EXERCISE GOAL
The material below contains a line with "What matplotlib code" and a line with "from matplotlib.patches import Rectangle". Copy exactly those two lines and all lines between them.

STORED DATA
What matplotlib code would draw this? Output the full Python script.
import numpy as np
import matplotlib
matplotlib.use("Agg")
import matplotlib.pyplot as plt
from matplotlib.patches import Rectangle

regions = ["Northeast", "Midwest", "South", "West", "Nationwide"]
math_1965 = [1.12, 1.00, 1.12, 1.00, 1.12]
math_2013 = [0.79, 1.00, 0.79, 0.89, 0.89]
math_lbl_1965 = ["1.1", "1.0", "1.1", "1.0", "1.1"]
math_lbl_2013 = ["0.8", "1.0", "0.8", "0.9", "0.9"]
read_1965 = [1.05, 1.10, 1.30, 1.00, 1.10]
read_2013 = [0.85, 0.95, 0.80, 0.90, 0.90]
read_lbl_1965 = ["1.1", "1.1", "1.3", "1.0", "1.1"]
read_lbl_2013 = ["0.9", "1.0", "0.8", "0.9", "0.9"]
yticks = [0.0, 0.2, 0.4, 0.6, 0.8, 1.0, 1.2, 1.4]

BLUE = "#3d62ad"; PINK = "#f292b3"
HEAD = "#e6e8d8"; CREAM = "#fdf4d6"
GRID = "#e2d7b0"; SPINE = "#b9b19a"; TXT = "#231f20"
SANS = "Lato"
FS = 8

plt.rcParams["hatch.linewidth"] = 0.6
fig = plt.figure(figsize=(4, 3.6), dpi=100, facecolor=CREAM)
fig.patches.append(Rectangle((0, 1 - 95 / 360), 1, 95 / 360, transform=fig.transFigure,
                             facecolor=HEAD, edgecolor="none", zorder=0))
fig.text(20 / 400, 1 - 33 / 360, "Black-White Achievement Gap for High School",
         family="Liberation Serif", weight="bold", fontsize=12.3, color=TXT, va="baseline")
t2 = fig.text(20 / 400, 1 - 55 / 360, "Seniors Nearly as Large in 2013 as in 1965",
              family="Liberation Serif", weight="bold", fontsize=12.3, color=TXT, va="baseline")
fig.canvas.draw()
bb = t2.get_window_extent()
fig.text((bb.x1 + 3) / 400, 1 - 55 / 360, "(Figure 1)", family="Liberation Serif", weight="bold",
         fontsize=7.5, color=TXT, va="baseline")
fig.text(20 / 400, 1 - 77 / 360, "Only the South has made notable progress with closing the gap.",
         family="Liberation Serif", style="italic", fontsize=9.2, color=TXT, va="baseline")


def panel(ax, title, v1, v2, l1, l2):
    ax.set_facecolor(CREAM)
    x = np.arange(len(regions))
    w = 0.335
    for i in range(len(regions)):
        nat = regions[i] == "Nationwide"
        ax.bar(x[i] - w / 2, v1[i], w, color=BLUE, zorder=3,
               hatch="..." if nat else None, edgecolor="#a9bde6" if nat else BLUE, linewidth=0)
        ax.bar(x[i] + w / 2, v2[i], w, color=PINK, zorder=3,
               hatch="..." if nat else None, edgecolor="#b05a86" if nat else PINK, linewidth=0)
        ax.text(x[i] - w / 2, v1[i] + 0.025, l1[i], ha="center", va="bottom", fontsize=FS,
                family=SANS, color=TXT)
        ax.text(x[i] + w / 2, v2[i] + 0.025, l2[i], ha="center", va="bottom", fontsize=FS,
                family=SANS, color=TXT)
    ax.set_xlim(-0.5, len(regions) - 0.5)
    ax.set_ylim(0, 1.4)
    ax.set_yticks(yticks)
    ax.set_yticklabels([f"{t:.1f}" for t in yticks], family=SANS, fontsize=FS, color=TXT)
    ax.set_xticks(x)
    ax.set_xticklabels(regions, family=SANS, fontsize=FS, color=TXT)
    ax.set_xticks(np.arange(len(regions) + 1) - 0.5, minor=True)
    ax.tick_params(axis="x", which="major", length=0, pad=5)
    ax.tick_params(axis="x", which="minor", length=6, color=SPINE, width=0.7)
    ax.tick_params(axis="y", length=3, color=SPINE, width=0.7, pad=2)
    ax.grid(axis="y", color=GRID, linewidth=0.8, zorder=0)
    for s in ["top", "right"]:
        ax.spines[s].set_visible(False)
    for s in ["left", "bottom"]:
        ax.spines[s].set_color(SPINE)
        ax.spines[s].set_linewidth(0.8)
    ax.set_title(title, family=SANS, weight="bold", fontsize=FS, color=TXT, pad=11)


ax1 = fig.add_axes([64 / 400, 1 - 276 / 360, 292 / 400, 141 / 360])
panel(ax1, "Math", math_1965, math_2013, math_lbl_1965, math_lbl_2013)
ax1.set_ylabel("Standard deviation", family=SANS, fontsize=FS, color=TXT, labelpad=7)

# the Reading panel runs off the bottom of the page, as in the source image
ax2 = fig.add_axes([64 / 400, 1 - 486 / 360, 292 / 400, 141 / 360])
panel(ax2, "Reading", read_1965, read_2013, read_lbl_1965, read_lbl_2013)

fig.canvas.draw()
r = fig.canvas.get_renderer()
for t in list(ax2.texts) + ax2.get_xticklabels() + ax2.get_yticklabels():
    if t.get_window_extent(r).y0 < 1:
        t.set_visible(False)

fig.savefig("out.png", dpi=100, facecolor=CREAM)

--

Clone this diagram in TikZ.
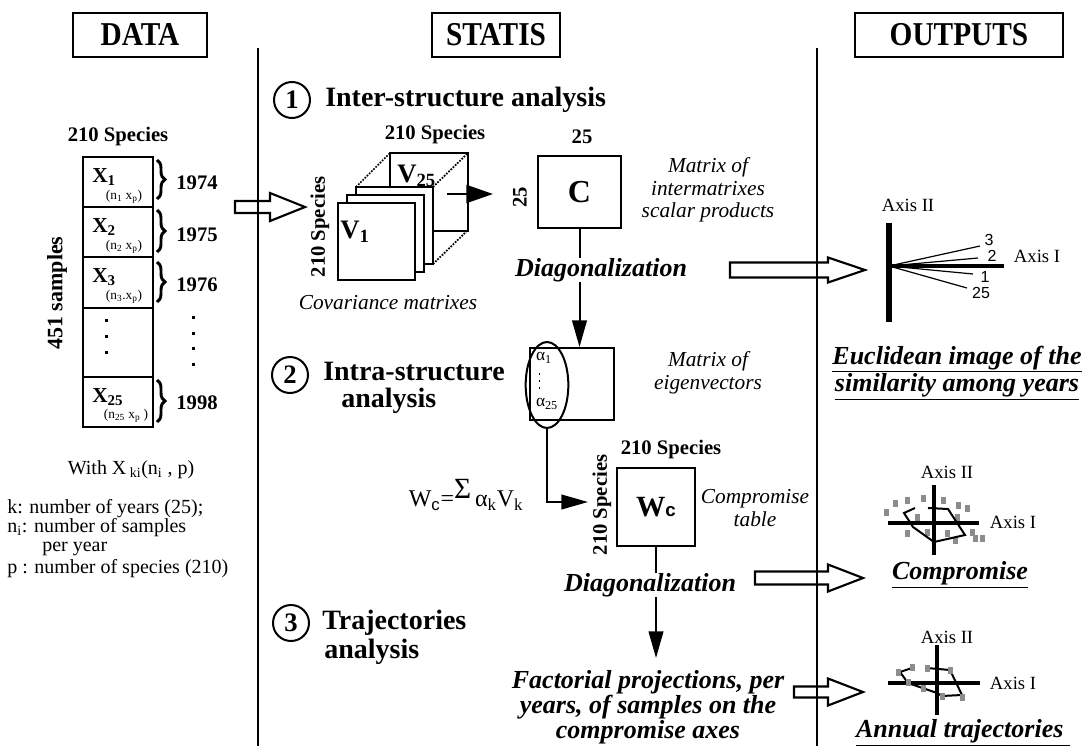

FINISHED TASK
What matplotlib code would draw this? Output the full Python script.
import numpy as np
import matplotlib
matplotlib.use("Agg")
import matplotlib.pyplot as plt
from matplotlib.patches import Rectangle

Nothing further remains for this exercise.